READERS’ LETTERS: Upsampling to a higher rate

Mr. P writes:

The Myth of Vinyl is just that, and I grew up on Vinyl and had a huge collection. I would never buy a CD! Never, ever, then I heard a top-end Sony SA7ES player with a CD of an LP I had, I went back and forth at the hi-fi store and I could not hear a difference in fact the CD sounded better on the bottom end and dynamics and dead black background, I sold my Vinyl collection at the peak of value and went all CD and today 1,500 and counting, and I would still enjoy LP’s if I had them, so zip against that format, but the best, no way on earth, if any format changes the sound is TT setup, what arm, cartridge, mat, TT support, all change what come to the speakers, does not make it not enjoyable but hearing the LP like it was intended, that a myth also, we are so far removed and vinyl even more so.

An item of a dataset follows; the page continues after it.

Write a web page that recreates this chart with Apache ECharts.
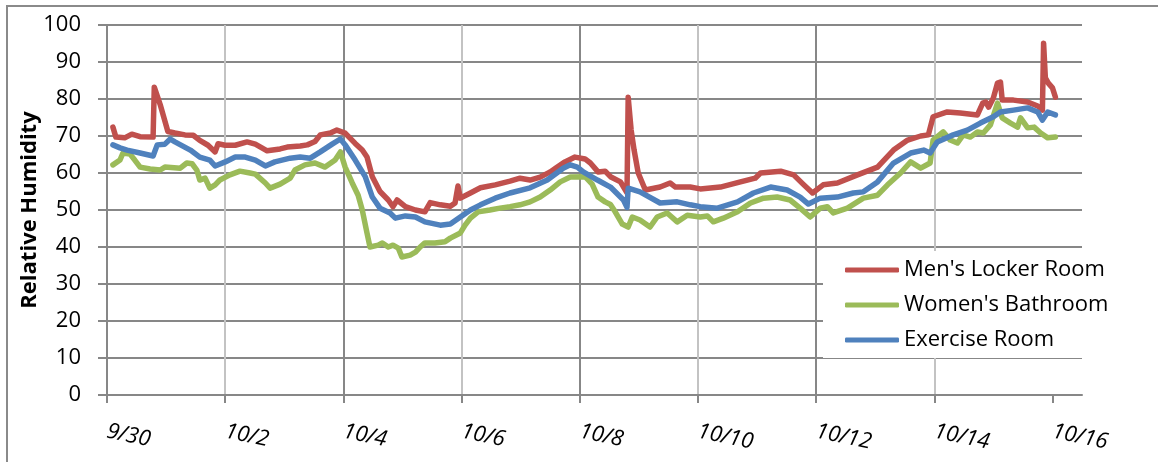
<!DOCTYPE html>
<html>
<head>
<meta charset="utf-8">
<script src="https://cdn.jsdelivr.net/npm/echarts@6/dist/echarts.min.js"></script>
<style>
  html, body { margin: 0; padding: 0; background: #fff; }
  #chart { width: 1158px; height: 462px; }
</style>
</head>
<body>
<div id="chart"></div>
<script>
// Relative humidity readings, x = days since 9/30 00:00
const tickLabels = ['9/30', '10/2', '10/4', '10/6', '10/8', '10/10', '10/12', '10/14', '10/16'];
const labelDays = [0, 2, 4, 6, 8, 10, 12, 14, 16];

const mensLocker = [
  [0.10, 72.4], [0.15, 69.7], [0.30, 69.5], [0.42, 70.5], [0.56, 69.8], [0.78, 69.7],
  [0.80, 83.2], [0.90, 78.5], [1.03, 71.2], [1.15, 70.8], [1.32, 70.3], [1.46, 70.2],
  [1.57, 68.8], [1.71, 67.5], [1.83, 65.7], [1.88, 67.9], [2.00, 67.5], [2.17, 67.5],
  [2.37, 68.4], [2.51, 67.8], [2.71, 66.0], [2.93, 66.5], [3.05, 67.0], [3.27, 67.3],
  [3.39, 67.6], [3.52, 68.5], [3.61, 70.3], [3.78, 70.8], [3.89, 71.6], [4.03, 70.8],
  [4.20, 68.0], [4.32, 66.2], [4.40, 64.3], [4.49, 59.0], [4.62, 55.0], [4.76, 52.7],
  [4.84, 50.9], [4.91, 52.7], [5.05, 50.9], [5.22, 50.0], [5.38, 49.5], [5.47, 52.0],
  [5.64, 51.4], [5.81, 51.0], [5.89, 51.9], [5.94, 56.5], [5.98, 53.2], [6.15, 54.6],
  [6.32, 56.0], [6.57, 56.8], [6.82, 57.8], [6.99, 58.6], [7.16, 58.1], [7.33, 58.9],
  [7.50, 60.3], [7.59, 61.3], [7.75, 63.0], [7.92, 64.3], [8.09, 63.8], [8.18, 62.7],
  [8.31, 60.3], [8.43, 60.5], [8.52, 59.0], [8.69, 57.6], [8.80, 54.6], [8.82, 80.5],
  [8.87, 71.6], [8.92, 66.2], [8.99, 60.0], [9.11, 55.4], [9.36, 56.2], [9.53, 57.3],
  [9.62, 56.2], [9.87, 56.2], [10.04, 55.7], [10.38, 56.2], [10.72, 57.6], [10.97, 58.6],
  [11.06, 60.0], [11.40, 60.5], [11.62, 59.5], [11.78, 57.0], [11.94, 54.6], [12.12, 56.8],
  [12.36, 57.3], [12.70, 59.5], [13.04, 61.6], [13.31, 66.2], [13.55, 68.9], [13.77, 70.0],
  [13.90, 70.3], [13.98, 75.2], [14.22, 76.5], [14.44, 76.2], [14.73, 75.7], [14.82, 78.9],
  [14.87, 79.2], [14.92, 77.8], [15.00, 80.3], [15.07, 84.3], [15.12, 84.6], [15.15, 79.7],
  [15.34, 79.7], [15.58, 79.2], [15.75, 78.1], [15.83, 77.0], [15.85, 95.1], [15.88, 85.7],
  [15.93, 84.3], [16.00, 83.0], [16.05, 80.5]
];

const womensBath = [
  [0.10, 62.2], [0.22, 63.5], [0.27, 65.4], [0.39, 65.1], [0.47, 63.5], [0.56, 61.6],
  [0.73, 61.1], [0.90, 60.8], [0.98, 61.6], [1.24, 61.3], [1.35, 62.7], [1.44, 62.5],
  [1.52, 60.8], [1.57, 58.1], [1.66, 58.6], [1.74, 55.9], [1.83, 56.8], [1.91, 58.1],
  [2.08, 59.5], [2.25, 60.5], [2.42, 60.0], [2.51, 59.7], [2.68, 57.3], [2.76, 55.9],
  [2.93, 57.0], [3.10, 58.6], [3.18, 60.8], [3.35, 62.2], [3.52, 62.7], [3.69, 61.6],
  [3.86, 63.5], [3.95, 65.7], [4.03, 61.6], [4.15, 57.3], [4.25, 54.0], [4.32, 50.0],
  [4.40, 43.8], [4.45, 40.0], [4.59, 40.5], [4.66, 41.1], [4.76, 40.0], [4.84, 40.5],
  [4.93, 39.7], [4.99, 37.3], [5.13, 37.8], [5.22, 38.6], [5.30, 40.0], [5.38, 41.1],
  [5.55, 41.1], [5.72, 41.4], [5.81, 42.4], [5.98, 43.8], [6.06, 45.9], [6.15, 47.8],
  [6.28, 49.5], [6.48, 50.0], [6.65, 50.5], [6.82, 50.9], [6.99, 51.4], [7.16, 52.2],
  [7.33, 53.5], [7.50, 55.4], [7.67, 57.6], [7.84, 58.9], [8.09, 59.0], [8.21, 57.0],
  [8.31, 53.5], [8.43, 52.2], [8.52, 51.5], [8.60, 49.5], [8.72, 46.2], [8.82, 45.4],
  [8.89, 48.1], [9.02, 47.3], [9.19, 45.4], [9.31, 48.1], [9.48, 49.2], [9.65, 46.8],
  [9.82, 48.6], [10.04, 48.1], [10.16, 48.4], [10.26, 46.8], [10.43, 47.8], [10.67, 49.5],
  [10.89, 51.9], [11.11, 53.2], [11.34, 53.5], [11.56, 52.7], [11.73, 50.5], [11.90, 48.1],
  [12.07, 50.5], [12.19, 50.9], [12.29, 49.2], [12.53, 50.5], [12.80, 53.2], [13.04, 54.0],
  [13.21, 56.8], [13.43, 60.0], [13.60, 63.0], [13.77, 61.3], [13.93, 62.7], [13.98, 68.9],
  [14.15, 71.1], [14.27, 68.9], [14.39, 68.1], [14.49, 70.3], [14.61, 69.7], [14.73, 71.1],
  [14.83, 70.8], [14.95, 73.0], [15.07, 78.9], [15.15, 74.9], [15.29, 73.5], [15.41, 72.4],
  [15.46, 74.9], [15.58, 72.2], [15.69, 72.4], [15.80, 70.8], [15.92, 69.5], [16.05, 69.7]
];

const exerciseRoom = [
  [0.10, 67.6], [0.22, 66.8], [0.34, 66.2], [0.56, 65.4], [0.78, 64.6], [0.85, 67.6],
  [0.98, 67.8], [1.07, 69.2], [1.15, 68.4], [1.41, 66.2], [1.57, 64.3], [1.74, 63.5],
  [1.83, 61.9], [2.00, 63.0], [2.17, 64.3], [2.34, 64.3], [2.51, 63.5], [2.68, 61.9],
  [2.84, 63.0], [3.10, 64.0], [3.27, 64.3], [3.44, 64.0], [3.61, 65.7], [3.81, 67.8],
  [3.95, 69.2], [4.03, 67.6], [4.20, 63.5], [4.37, 59.0], [4.49, 53.5], [4.62, 50.5],
  [4.79, 49.2], [4.88, 47.8], [5.05, 48.4], [5.22, 48.1], [5.38, 46.8], [5.64, 45.9],
  [5.81, 46.2], [5.98, 48.1], [6.15, 50.0], [6.32, 51.4], [6.57, 53.2], [6.82, 54.6],
  [7.16, 56.0], [7.45, 58.1], [7.72, 61.3], [7.84, 62.2], [7.96, 61.6], [8.06, 60.3],
  [8.30, 58.1], [8.52, 56.2], [8.74, 52.7], [8.80, 50.7], [8.82, 55.9], [9.02, 54.9],
  [9.36, 51.9], [9.65, 52.2], [9.87, 51.4], [10.04, 50.9], [10.33, 50.5], [10.67, 52.2],
  [10.94, 54.6], [11.23, 56.2], [11.51, 55.4], [11.73, 53.5], [11.87, 51.6], [12.07, 53.2],
  [12.36, 53.5], [12.63, 54.6], [12.80, 54.9], [13.04, 57.6], [13.31, 62.7], [13.60, 65.4],
  [13.82, 66.2], [13.93, 65.4], [14.05, 68.4], [14.32, 70.3], [14.56, 71.6], [14.78, 73.5],
  [15.00, 75.2], [15.12, 76.5], [15.34, 77.0], [15.58, 77.6], [15.75, 76.5], [15.83, 74.3],
  [15.92, 76.5], [16.05, 75.7]
];

const FONT = '"Open Sans", "Noto Sans", sans-serif';
const DARK = '#878787';
const LIGHT = '#c3c3c3';

function lineSeries(name, data, color) {
  return {
    name: name,
    type: 'line',
    data: data,
    showSymbol: false,
    symbol: 'none',
    lineStyle: { color: color, width: 5.5, join: 'round', cap: 'round' },
    itemStyle: { color: color },
    emphasis: { disabled: true }
  };
}

const chart = echarts.init(document.getElementById('chart'), null, { renderer: 'canvas' });
chart.setOption({
  animation: false,
  backgroundColor: '#fff',
  graphic: [{
    type: 'rect',
    shape: { x: 7, y: 6, width: 1300, height: 600 },
    style: { fill: 'none', stroke: '#8a8a8a', lineWidth: 2 },
    silent: true,
    z: -10
  }],
  grid: { left: 107, top: 25, right: 76, bottom: 67, containLabel: false },
  xAxis: {
    type: 'value',
    min: 0,
    max: 16.5,
    interval: 1,
    axisLine: { show: true, lineStyle: { color: DARK, width: 2 } },
    axisTick: { show: true, length: 8, customValues: labelDays, lineStyle: { color: DARK, width: 2 } },
    axisLabel: {
      customValues: labelDays,
      formatter: function (v) {
        const i = labelDays.indexOf(v);
        return i >= 0 ? tickLabels[i] : '';
      },
      rotate: -12,
      margin: 36,
      fontStyle: 'italic',
      fontFamily: FONT,
      fontSize: 22,
      color: '#000'
    },
    splitLine: {
      show: true,
      showMaxLine: false,
      lineStyle: { color: [DARK, LIGHT], width: 2 }
    }
  },
  yAxis: {
    type: 'value',
    min: 0,
    max: 100,
    interval: 10,
    name: 'Relative Humidity',
    nameLocation: 'middle',
    nameGap: 66,
    nameMoveOverlap: false,
    nameTextStyle: { fontFamily: FONT, fontSize: 22, fontWeight: 'bold', color: '#000' },
    axisLine: { show: true, lineStyle: { color: DARK, width: 2 } },
    axisTick: { show: true, length: 9, lineStyle: { color: DARK, width: 2 } },
    axisLabel: { margin: 26, fontFamily: FONT, fontSize: 22, color: '#000' },
    splitLine: { show: true, lineStyle: { color: DARK, width: 2 } }
  },
  legend: {
    orient: 'vertical',
    left: 823,
    top: 251,
    padding: [7, 40, 6, 22],
    backgroundColor: '#fff',
    icon: 'roundRect',
    itemWidth: 54,
    itemHeight: 5,
    itemGap: 11,
    selectedMode: false,
    textStyle: { fontFamily: FONT, fontSize: 22, color: '#000', lineHeight: 24 },
    data: ["Men's Locker Room", "Women's Bathroom", 'Exercise Room']
  },
  series: [
    lineSeries("Men's Locker Room", mensLocker, '#C0504D'),
    lineSeries("Women's Bathroom", womensBath, '#9BBB59'),
    lineSeries('Exercise Room', exerciseRoom, '#4F81BD')
  ]
});
</script>
</body>
</html>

But the goal is to enjoy our system and if Vinyl melts your butter then go for it. One thing the CD format did and we should all be happy for was the release of old titles and artists that had not been released in many years, you give big dollars at record conventions to find a copy of the titles and then released them again. Also saving music from decaying analog tape to the digital format for future generations to enjoy, all recording companies have done this, so new vinyl for the most part comes from a digital master copy of the best source they could find and this does not mean they found the master tape that could long gone, recorded over or lost or damaged so badly they have to use another source perhaps a backup copy or worse, then they use digital tools to make a decent recording out of it. The old MoFi Beatles box set from the late ’70s was taken from the master tapes, already showing tape breakdown issues, with some distortion, tape hiss, etc and those tapes were 10-15 years old only. Think analog tape from the 1950s says what shape would they be in today so 70 years later. Thank God for Digital.

John writes:

Vinyl it seems has a sonic ‘comfort zone’ as one commentator put it.
DSD or PCM has the massive advantage of being able to handle ridiculous dynamic range and frequency capture but it is understandable that this will show up warts and all in older recordings and that fact some folk find unacceptable.
There are companies doing excellent transfers from very old tapes in DSD and DXD (PCM at 352.8/24 bit). If the tape has suffered serious damage and needs restoration a DXD transfer makes more sense as digital restoration can be accomplished.

John D writes:

The questioner talks about conversion of 44.1/16bit to DSD512 then back to PCM;
why on earth would anyone want to do that?
Conversion of any PCM rate to DSD would appear to be an advantage if the DAC being used is a sigma/delta based one as the conversion is simpler for the DAC. Your own DAC’s do this don’t they? – that is convert all incoming signal to DSD?

BL writes:

An interesting fact about Sony sacd players of yore,at least the higher end models,was that they converted cd data to DSD.Where as a lot of so called sacd players from other manufacturers would convert the original dsd data and output as PCM.